Isolate every line in the data with the string "this" and copy it.
___ Data ___
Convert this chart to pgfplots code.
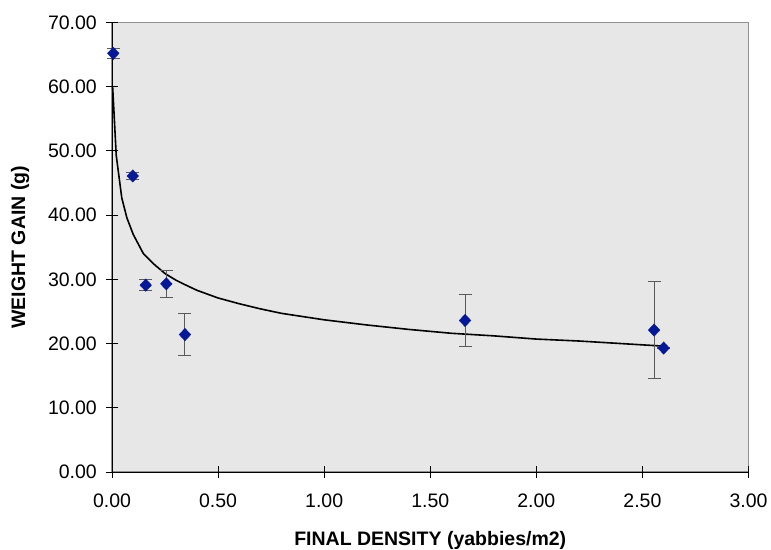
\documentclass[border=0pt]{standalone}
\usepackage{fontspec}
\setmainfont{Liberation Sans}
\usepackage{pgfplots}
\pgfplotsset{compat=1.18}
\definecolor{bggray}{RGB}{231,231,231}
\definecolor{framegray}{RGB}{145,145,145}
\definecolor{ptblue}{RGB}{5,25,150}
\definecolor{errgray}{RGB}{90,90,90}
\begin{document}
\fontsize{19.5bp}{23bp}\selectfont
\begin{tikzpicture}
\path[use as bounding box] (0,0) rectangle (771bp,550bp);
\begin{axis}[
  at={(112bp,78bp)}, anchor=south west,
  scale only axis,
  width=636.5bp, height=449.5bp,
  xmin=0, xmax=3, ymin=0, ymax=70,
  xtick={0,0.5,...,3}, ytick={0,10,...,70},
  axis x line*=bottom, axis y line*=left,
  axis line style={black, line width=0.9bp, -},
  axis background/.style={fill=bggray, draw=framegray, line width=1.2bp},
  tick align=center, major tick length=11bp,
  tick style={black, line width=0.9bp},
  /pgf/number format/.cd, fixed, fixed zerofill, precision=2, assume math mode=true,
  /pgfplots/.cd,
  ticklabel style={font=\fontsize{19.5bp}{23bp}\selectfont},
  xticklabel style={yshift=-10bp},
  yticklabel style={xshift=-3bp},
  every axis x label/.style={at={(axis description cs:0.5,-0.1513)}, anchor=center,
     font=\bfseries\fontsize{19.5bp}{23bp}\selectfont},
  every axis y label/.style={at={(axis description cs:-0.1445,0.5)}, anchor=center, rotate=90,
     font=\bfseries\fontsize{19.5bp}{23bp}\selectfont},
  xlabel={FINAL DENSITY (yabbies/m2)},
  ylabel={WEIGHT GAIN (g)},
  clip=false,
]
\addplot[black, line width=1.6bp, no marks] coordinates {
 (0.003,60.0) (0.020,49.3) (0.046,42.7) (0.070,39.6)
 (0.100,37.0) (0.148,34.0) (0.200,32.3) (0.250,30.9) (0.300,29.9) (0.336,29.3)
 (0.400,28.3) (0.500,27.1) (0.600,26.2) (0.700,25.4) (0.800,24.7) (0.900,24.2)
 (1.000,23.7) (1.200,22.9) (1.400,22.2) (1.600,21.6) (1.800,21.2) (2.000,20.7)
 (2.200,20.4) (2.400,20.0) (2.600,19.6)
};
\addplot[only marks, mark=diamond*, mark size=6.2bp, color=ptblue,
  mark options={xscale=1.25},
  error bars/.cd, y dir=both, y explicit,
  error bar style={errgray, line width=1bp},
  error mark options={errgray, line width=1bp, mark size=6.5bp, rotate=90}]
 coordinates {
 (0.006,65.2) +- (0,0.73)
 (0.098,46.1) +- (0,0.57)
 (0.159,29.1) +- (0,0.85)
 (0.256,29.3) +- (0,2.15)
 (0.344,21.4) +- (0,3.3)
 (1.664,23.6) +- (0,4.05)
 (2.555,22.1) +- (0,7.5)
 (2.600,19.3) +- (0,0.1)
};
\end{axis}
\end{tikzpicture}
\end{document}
___
___ Data ___
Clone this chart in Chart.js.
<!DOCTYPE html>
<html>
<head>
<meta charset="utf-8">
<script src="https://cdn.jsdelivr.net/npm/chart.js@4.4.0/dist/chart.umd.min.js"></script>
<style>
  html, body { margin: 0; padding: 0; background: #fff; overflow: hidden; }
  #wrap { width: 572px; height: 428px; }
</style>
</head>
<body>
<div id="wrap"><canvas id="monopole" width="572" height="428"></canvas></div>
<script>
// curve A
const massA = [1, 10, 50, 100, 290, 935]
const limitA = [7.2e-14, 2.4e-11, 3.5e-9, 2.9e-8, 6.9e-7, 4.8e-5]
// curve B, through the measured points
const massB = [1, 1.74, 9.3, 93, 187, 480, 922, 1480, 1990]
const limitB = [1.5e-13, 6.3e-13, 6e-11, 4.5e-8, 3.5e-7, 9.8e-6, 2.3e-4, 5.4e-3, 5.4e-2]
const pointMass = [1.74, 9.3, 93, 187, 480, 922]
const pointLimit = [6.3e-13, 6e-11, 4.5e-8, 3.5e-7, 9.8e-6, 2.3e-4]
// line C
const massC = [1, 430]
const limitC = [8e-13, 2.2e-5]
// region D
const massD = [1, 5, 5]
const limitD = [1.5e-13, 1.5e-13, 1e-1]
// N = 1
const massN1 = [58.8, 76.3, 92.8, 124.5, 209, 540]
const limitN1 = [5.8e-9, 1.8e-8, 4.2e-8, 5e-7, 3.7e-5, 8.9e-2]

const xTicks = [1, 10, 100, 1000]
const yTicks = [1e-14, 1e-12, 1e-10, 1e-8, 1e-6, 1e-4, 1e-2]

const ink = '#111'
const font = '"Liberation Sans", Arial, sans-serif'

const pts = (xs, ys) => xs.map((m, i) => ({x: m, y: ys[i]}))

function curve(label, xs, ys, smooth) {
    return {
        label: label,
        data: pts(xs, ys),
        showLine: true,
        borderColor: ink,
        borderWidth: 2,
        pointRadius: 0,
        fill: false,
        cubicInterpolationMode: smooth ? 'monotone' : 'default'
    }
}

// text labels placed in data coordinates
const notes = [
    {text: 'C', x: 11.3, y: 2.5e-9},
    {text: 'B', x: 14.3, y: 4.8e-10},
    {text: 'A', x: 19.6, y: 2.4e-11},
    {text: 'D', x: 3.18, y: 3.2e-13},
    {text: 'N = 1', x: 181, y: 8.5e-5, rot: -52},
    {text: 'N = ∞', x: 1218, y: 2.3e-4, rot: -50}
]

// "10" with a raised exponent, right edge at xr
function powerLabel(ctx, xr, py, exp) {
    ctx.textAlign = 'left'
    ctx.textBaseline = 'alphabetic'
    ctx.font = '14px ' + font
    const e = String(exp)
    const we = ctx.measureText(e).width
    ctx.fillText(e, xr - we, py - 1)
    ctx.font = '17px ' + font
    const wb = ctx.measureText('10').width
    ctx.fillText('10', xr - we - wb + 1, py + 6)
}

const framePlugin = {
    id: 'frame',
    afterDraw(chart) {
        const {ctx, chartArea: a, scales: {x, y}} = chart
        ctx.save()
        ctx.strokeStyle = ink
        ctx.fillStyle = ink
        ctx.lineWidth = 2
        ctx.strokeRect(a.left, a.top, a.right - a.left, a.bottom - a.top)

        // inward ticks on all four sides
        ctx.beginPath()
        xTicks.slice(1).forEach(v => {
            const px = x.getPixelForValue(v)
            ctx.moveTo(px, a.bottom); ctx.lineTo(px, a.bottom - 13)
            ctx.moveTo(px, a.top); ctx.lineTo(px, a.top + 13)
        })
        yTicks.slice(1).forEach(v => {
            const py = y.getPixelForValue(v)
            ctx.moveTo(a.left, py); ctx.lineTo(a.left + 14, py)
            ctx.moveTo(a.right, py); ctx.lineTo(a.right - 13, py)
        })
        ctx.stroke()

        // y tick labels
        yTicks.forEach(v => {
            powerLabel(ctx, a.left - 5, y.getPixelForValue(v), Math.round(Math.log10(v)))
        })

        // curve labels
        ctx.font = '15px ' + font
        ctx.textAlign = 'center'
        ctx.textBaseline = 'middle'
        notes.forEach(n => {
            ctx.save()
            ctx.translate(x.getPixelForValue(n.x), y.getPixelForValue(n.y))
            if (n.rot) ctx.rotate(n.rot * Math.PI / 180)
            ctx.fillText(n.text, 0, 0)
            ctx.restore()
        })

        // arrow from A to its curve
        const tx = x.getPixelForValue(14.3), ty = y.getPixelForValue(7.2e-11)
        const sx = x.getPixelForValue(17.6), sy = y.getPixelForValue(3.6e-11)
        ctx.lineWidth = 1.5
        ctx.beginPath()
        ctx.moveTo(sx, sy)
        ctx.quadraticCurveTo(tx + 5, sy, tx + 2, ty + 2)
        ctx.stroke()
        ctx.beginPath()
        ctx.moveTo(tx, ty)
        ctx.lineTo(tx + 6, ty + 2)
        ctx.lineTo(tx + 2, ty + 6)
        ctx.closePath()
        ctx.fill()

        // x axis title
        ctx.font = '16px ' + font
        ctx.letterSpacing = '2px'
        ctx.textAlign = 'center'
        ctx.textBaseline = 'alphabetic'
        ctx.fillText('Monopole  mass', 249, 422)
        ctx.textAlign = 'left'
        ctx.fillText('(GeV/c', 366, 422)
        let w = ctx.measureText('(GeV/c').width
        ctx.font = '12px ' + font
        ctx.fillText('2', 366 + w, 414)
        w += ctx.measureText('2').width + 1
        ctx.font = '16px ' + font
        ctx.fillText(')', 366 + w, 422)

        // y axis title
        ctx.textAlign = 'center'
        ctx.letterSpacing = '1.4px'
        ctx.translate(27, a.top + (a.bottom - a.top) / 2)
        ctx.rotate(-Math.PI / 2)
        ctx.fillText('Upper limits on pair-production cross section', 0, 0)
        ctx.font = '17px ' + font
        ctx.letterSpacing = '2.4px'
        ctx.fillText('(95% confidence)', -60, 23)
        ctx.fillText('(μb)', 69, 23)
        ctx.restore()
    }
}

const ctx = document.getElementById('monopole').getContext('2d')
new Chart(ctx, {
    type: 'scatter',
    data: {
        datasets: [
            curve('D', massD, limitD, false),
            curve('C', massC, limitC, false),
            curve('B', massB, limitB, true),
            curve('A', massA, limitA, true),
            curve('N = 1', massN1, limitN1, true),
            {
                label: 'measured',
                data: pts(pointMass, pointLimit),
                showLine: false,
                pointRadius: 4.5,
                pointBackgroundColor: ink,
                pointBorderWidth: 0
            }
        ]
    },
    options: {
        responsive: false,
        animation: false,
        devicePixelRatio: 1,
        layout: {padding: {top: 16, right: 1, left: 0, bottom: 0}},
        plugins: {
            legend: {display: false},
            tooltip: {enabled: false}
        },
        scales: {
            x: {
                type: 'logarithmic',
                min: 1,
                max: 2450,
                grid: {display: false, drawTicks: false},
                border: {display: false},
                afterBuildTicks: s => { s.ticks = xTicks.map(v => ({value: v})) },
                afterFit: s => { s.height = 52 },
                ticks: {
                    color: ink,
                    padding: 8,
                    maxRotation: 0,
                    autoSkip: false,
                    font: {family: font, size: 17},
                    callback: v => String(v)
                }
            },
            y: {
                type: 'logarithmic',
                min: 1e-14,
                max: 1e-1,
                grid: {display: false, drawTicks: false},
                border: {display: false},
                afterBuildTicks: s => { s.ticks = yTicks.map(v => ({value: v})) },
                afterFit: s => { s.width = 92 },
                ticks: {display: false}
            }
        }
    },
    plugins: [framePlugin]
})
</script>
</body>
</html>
___
___ Data ___
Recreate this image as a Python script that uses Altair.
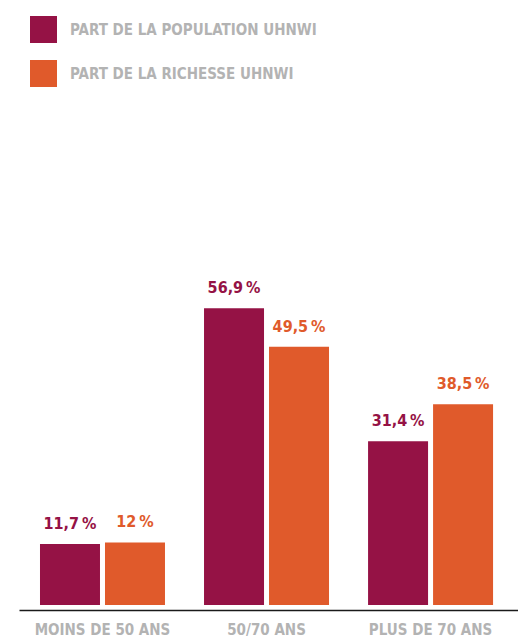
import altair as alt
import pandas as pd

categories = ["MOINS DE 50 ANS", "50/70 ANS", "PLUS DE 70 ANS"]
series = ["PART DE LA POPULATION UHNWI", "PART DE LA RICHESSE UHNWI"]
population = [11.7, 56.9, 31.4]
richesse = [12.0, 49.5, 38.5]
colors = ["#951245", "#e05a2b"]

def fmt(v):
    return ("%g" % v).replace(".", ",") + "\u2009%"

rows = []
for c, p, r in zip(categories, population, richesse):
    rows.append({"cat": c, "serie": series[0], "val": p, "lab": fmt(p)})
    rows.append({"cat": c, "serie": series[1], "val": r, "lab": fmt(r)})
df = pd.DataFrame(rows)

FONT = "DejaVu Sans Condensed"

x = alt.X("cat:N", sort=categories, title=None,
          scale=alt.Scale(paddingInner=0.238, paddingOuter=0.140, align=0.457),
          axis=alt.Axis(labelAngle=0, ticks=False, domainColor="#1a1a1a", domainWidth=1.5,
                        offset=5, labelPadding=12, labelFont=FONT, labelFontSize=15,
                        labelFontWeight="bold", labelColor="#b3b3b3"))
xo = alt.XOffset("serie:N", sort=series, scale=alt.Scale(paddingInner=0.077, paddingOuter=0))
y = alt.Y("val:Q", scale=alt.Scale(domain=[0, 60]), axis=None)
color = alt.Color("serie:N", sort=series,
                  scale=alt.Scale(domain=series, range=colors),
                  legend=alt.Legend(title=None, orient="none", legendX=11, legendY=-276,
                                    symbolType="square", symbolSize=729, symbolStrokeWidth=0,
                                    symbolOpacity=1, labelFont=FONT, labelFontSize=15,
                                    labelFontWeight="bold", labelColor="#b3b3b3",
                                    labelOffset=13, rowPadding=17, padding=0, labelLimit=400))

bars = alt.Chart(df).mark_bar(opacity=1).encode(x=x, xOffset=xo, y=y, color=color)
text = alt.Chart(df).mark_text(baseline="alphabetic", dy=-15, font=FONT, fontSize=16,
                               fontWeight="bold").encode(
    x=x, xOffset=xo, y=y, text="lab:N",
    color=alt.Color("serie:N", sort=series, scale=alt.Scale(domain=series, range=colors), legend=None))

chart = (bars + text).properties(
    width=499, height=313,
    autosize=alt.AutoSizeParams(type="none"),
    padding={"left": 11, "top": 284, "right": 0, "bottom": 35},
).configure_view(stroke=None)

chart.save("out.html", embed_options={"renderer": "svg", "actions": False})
___
### Result:
Convert this chart to pgfplots code.
Clone this chart in Chart.js.
Recreate this image as a Python script that uses Altair.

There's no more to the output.